Last, but not least, in his concluding chapter González explores how Augustine's vision enhanced and limited the theological perspective of Western Christianity. First, he kept alive for the church the intellectual heritage of the early church. Secondly, he provided the pastors and the church leaders at the beginning of the Middle Ages with intellectual and theological tools that were much needed to direct the life of the church during those uncertain times. He also uplifted grace as an essential principle and foundation for a church that was becoming very legalistic in his day. He provided, therefore, a very necessary hermeneutical principle to interpret the sacred texts, in particular St. Paul's epistles. He also explained why there should not be a contradiction between the languages of reason and grace. At the same time, since he became the one and only predominant lens of his time, the church began to understand and construct her theology limited by his vision, as important as he was. This left out some important interpreters—or they were merely forgotten. We find among them Basil, Irenaeus, and Athanasius, to list a few. In particular, his theological output neglected many of the insights from the theologians of the church of the East. Also Augustine has become a point of conflict and debate for Roman Catholics and Protestants alike in their theological affirmations concerning grace. González pinpoints some of the limits of Augustine's theology of history. While Augustine provided a theology of history that gave people hope in difficult times, his division of secular and sacred history gave an upper hand to a somewhat Platonic churchly kingdom. This bifurcation, as González is keenly aware, has driven away or stifled the eagerness of Christians to act in light of God's justice and love in the present world.
What is missing from this book? It depends on what one wants to get out of it. This book, especially the last chapter, will not deepen our understanding of how to appropriate Augustine in light of our 21st mestizaje. However, I believe that González's purpose was to engage the reader in how Augustine lived and worked and theologized in light of his mestizaje. If we understand this point of departure, we will not only understand Augustine better but we will become more adept in interpreting other theologians in light of their cultural crossroads. We will also be able to be more reflective of our theological crossroads and the various cultures that intersect our mestizaje.

Alberto L. García, Ph.D.
Professor Emeritus of Theology
Concordia University Wisconsin
[email protected]




Resumen de la reseña.
Este libro, Introducción a la teología mestiza de San Agustín, nos permite comprender mejor la obra teológica del teólogo más importante y fundamental para la Iglesia Occidental, Católica o Protestante, Agustín, Obispo de Hipona.

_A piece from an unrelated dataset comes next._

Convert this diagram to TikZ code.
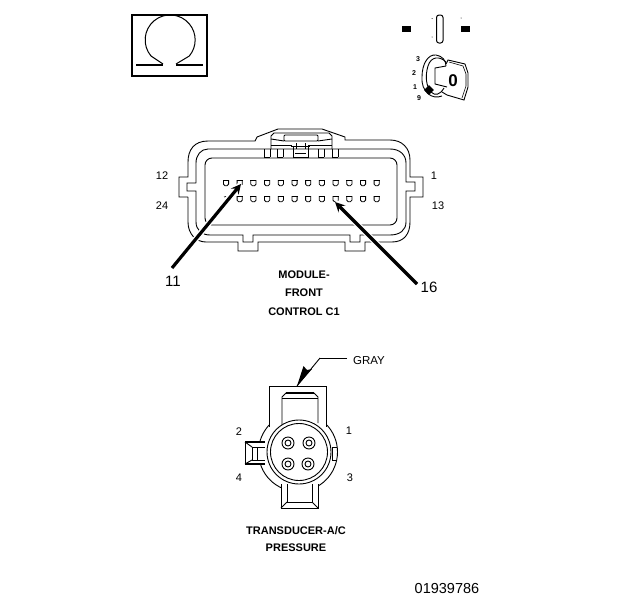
\documentclass[tikz,border=0pt]{standalone}
\usepackage{fontspec}
\setmainfont{Liberation Sans}
\usetikzlibrary{arrows,positioning}

\tikzset{
	contour/.style={line width=0.9pt, black},
	heavy/.style={line width=3.2pt, black},
	pinno/.style={font=\fontsize{11}{13}\selectfont, inner sep=0pt},
	callout/.style={font=\fontsize{15}{18}\selectfont, inner sep=0pt},
	caption/.style={font=\fontsize{11}{13}\bfseries\selectfont, inner sep=0pt},
	keyno/.style={font=\fontsize{7}{8}\bfseries\selectfont, inner sep=0pt},
	pincup/.pic={
		\draw[line width=0.8pt] (-3,-2.8) -- (3,-2.8);
		\draw[line width=0.8pt, rounded corners=1.6pt] (-2.6,-2.8) -- (-2.6,2.8) -- (2.6,2.8) -- (2.6,-2.8);
	}
}

\begin{document}
\begin{tikzpicture}[x=1pt, y=-1pt, >=stealth, line cap=butt]
	\useasboundingbox (0,0) rectangle (624,600);

	% ohm meter
	\draw[line width=1.6pt] (132,15) rectangle (207,76);
	\draw[line width=1.6pt] (136,65) -- (163,65);
	\draw[line width=1.6pt] (176,65) -- (203,65);
	\draw[line width=1pt] (163,64) -- (151,56) arc (140:400:25) -- (176,64);

	% ignition off
	\fill (402,26) rectangle (411,32);
	\fill (461,26) rectangle (470,32);
	\draw[line width=1pt, rounded corners=2.5pt] (436.5,15) rectangle (443,43);
	\fill (432,18.5) circle (0.5) (432,37) circle (0.5) (461,18) circle (0.5);

	\draw[contour] (442,96) .. controls (432,100) and (421,92) .. (422,77)
		.. controls (422,64) and (428,54) .. (436,55)
		.. controls (442,56) and (446,60) .. (446,66);
	\draw[contour] (446,66) -- (435,68) -- (435,84) -- (447,87);
	\draw[contour] (446,62) .. controls (440,56) and (431,56) .. (428,66)
		.. controls (425,76) and (426,86) .. (431,92)
		.. controls (435,96) and (440,95) .. (444,88);
	\draw[contour] (446,64) -- (448,60) -- (465,64) -- (468,73) -- (468,87) -- (464,100) -- (447,95) -- (442,92);
	\draw[line width=0.6pt] (449,62) -- (463,66) -- (466,74) -- (466,86) -- (462,98);
	\fill[rotate around={45:(429,90)}] (425.5,86.5) rectangle (432.5,93.5);
	\node[keyno] (key3) at (418,59) {3};
	\node[keyno] (key2) at (414,73) {2};
	\node[keyno] (key1) at (415,87) {1};
	\node[keyno] (key0) at (419,98) {9};
	\node[font=\fontsize{17}{18}\bfseries\selectfont, inner sep=0pt] (keyO) at (453,81) {0};

	% module connector
	\draw[contour] (188,197) -- (179,197) -- (179,177) -- (188,177) -- (188,162)
		.. controls (188,150) and (194,141) .. (208,141) -- (255,141)
		-- (257,137) -- (278,129) -- (322,129) -- (345,137) -- (345,140) -- (390,140)
		.. controls (402,140) and (410,148) .. (410,160)
		-- (410,177) -- (423,177) -- (423,197) -- (410,197) -- (410,222)
		.. controls (410,234) and (404,242) .. (392,242)
		-- (365,242) -- (365,251) -- (345,251) -- (345,242) -- (258,242) -- (258,251) -- (238,251) -- (238,242) -- (206,242)
		.. controls (196,242) and (188,234) .. (188,222) -- (188,197);
	\draw[contour] (196,183) -- (187,183) -- (187,191) -- (196,191) -- (196,222)
		.. controls (196,230) and (202,235) .. (210,235)
		-- (243,235) -- (243,242) -- (253,242) -- (253,235) -- (350,235) -- (350,242) -- (360,242) -- (360,235) -- (390,235)
		.. controls (400,235) and (406,230) .. (406,222)
		-- (406,191) -- (415,191) -- (415,182) -- (406,182) -- (406,163)
		.. controls (406,155) and (400,149) .. (390,149)
		-- (208,149) .. controls (201,149) and (196,155) .. (196,163) -- (196,183);
	\draw[contour, rounded corners=7pt] (205,158) rectangle (397,225);

	% latch
	\draw[contour] (271,149) -- (271,136) -- (274,133) -- (329,133) -- (332,136) -- (332,149);
	\draw[contour, rounded corners=1pt] (284,135) rectangle (318,141);
	\draw[contour] (271,145) -- (292,145) (308,145) -- (332,145);
	\draw[contour] (271,139) -- (284,141) (332,139) -- (318,141);
	\foreach \x in {264,277,318,332} {
		\draw[contour] (\x,149) -- (\x,157) (\x+6,149) -- (\x+6,157);
		\draw[line width=1.4pt] (\x,157.5) -- (\x+6,157.5);
	}
	\draw[contour] (293,146) -- (293,157) -- (308,157) -- (308,146);
	\draw[contour] (291,146) -- (310,146) (296,143) -- (296,149) (305,143) -- (305,149);
	\draw[contour] (295,153) -- (306,153);

	\foreach \x in {1,...,11} {
		\pic at ({226+13.7*\x},183) {pincup};
		\pic at ({226+13.7*\x},199) {pincup};
	}
	\pic at (226,183) {pincup};
	\draw[line width=0.7pt] (224,197) -- (226,196.5);

	% leaders
	\coordinate (tail11) at (172,268);
	\coordinate (tip11) at (241,184);
	\coordinate (tail16) at (417,284);
	\coordinate (tip16) at (335,202);
	\draw[white, line width=6pt] (tail11) -- (tip11);
	\draw[white, line width=6pt] (tail16) -- (tip16);
	\draw[heavy, ->] (tail11) -- (tip11);
	\draw[heavy, ->] (tail16) -- (tip16);

	\node[pinno] (m12) at (162,176) {12};
	\node[pinno] (m24) at (162,206) {24};
	\node[pinno] (m1) at (434,176) {1};
	\node[pinno] (m13) at (438,206) {13};
	\node[callout] (l11) at (173,281) {11};
	\node[callout] (l16) at (429,287) {16};
	\node[caption] (mod1) at (304,275) {MODULE-};
	\node[caption] (mod2) at (304,293) {FRONT};
	\node[caption] (mod3) at (304,312) {CONTROL C1};

	% transducer connector
	\draw[contour] (298,452) circle (39.5);

	\draw[contour, fill=white] (269,427) -- (269,386) -- (326,386) -- (326,427);
	\draw[contour, fill=white] (282,425) -- (282,397) -- (286,393) -- (314,393) -- (318,397) -- (318,423);
	\draw[line width=1.6pt] (286,393) -- (314,393);
	\draw[contour] (282,398) -- (318,398);

	\draw[contour, fill=white] (281,484) -- (281,508) -- (318,508) -- (318,484);
	\draw[contour] (287,484) -- (287,502) -- (312,502) -- (312,484);
	\draw[contour] (281,508) -- (287,502) (318,508) -- (312,502);

	\draw[contour, fill=white] (265,442) -- (245,442) -- (245,464) -- (265,464);
	\draw[line width=1.6pt] (245,442) -- (265,442) (245,464) -- (265,464);
	\draw[contour] (265,447) -- (252,447) -- (252,460) -- (265,460);
	\draw[contour] (257,447) -- (257,460);
	\draw[contour] (245,442) -- (252,447) (245,464) -- (252,460);
	\draw[contour] (332,447) -- (337,447) (332,460) -- (337,460) (332,447) -- (332,460);

	\draw[contour, fill=white] (299,452) circle (32);
	\draw[contour] (299,452) circle (28.5);
	\foreach \x/\y in {288/443, 309/443, 288/464, 308/464} {
		\draw[contour] (\x,\y) circle (6);
		\draw[contour] (\x,\y) circle (3);
	}

	\node[font=\fontsize{11.5}{13}\selectfont, inner sep=0pt] (gray) at (369,361) {GRAY};
	\coordinate (bend) at (320,358);
	\coordinate (tipgray) at (297,386);
	\draw[contour] (347,358) -- (bend);
	\fill (tipgray) -- (303.5,366) -- (307,370) -- (312,369) -- cycle;
	\draw[contour] (bend) -- (tipgray);

	\node[pinno] (t2) at (239,432) {2};
	\node[pinno] (t1) at (349,431) {1};
	\node[pinno] (t4) at (239,478) {4};
	\node[pinno] (t3) at (350,478) {3};
	\node[caption] (tr1) at (296,531) {TRANSDUCER-A/C};
	\node[caption] (tr2) at (296,548) {PRESSURE};

	\node[font=\fontsize{14.5}{16}\selectfont, inner sep=0pt] (figno) at (447,588) {01939786};
\end{tikzpicture}
\end{document}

Nos permite entender también, cómo, a razón del principio hermenéutico de mestizaje, podemos entender mejor, no solamente la teología de Agustín, sino también podemos acercarnos e interpretar mejor otros teólogos a través de los siglos. Este ejercicio nos ayudará también a reflexionar más concretamente como hacemos teología a la luz de nuestro mestizaje.
El libro está dividido en una introducción y ocho capítulos. En la introducción González explica el contexto mestizo de Agustín y que el mestizaje, no es solo bipolar, sino uno que se vive en varias realidades. Así González reinterpreta como Virgilio Elizondo define el concepto de mestizaje. Capítulos 1 al 3 nos hace entender el desarrollo humano e intelectual de Agustín al cruzar tres facetas de su vida. Estas son su juventud, conversión y bautismo. Capítulos 4 al 7 iluminan la obra de Agustín como pastor en relación a su labor entre los maniqueos, donatistas, pelagianos y los paganos en el Norteafricano. El capítulo 8 destaca los aportes como también los límites de la teología de San Agustin para la Iglesia Occidental.
Como resumen de los aportes de la obra de Agustín, es oportuno citar un breve párrafo de esta obra interesante y muy constructiva para nuestra labor teológica:
…[E]l conflicto interno de Agustín no era solamente el querer y el no querer, o entre querer lo bueno y querer lo malo, sino también entre lo romano y africano, entre la fe de Mónica [su madre, de origen africano bereber] y la cultura de Patricio [su padre romano] y de cuanto aprendió en las escuelas. Su conversión se fundamentó en la posibilidad de vivir la fe de Mónica dentro de la cultura de Patricio. Frente a los donatistas, optó tradiciones romanas, en que la autoridad provenía del oficio más bien que de la actuación, más bien que por las africanas, en que la autoridad provenía se derivaba de la actuación—y, en el caso de los líderes eclesiásticos, de la santidad. Más tarde, frente a los pelagianos – quienes justificadamente le echaron en cara su "africanidad" tomó la opción opuesta, argumentando que la autoridad del Dios soberano no depende de que se ajuste a las nociones humanas de justicia. Ahora, ante la debacle romana, al tiempo que se duele por ella, les achaca la culpa no solo a los invasores godos, sino también a los romanos mismos. En realidad los creyentes no son ciudadanos de Roma ni de la nación visigoda—ambas expresiones de la ciudad terrena— sino que tienen una ciudadanía diferente y más alta (P.115).
Este es un buen ejemplo de cómo González navega el mestizaje de Agustín. No me cabe duda que este libro servirá de gran ayuda para pastores, laicos y estudiantes de teología.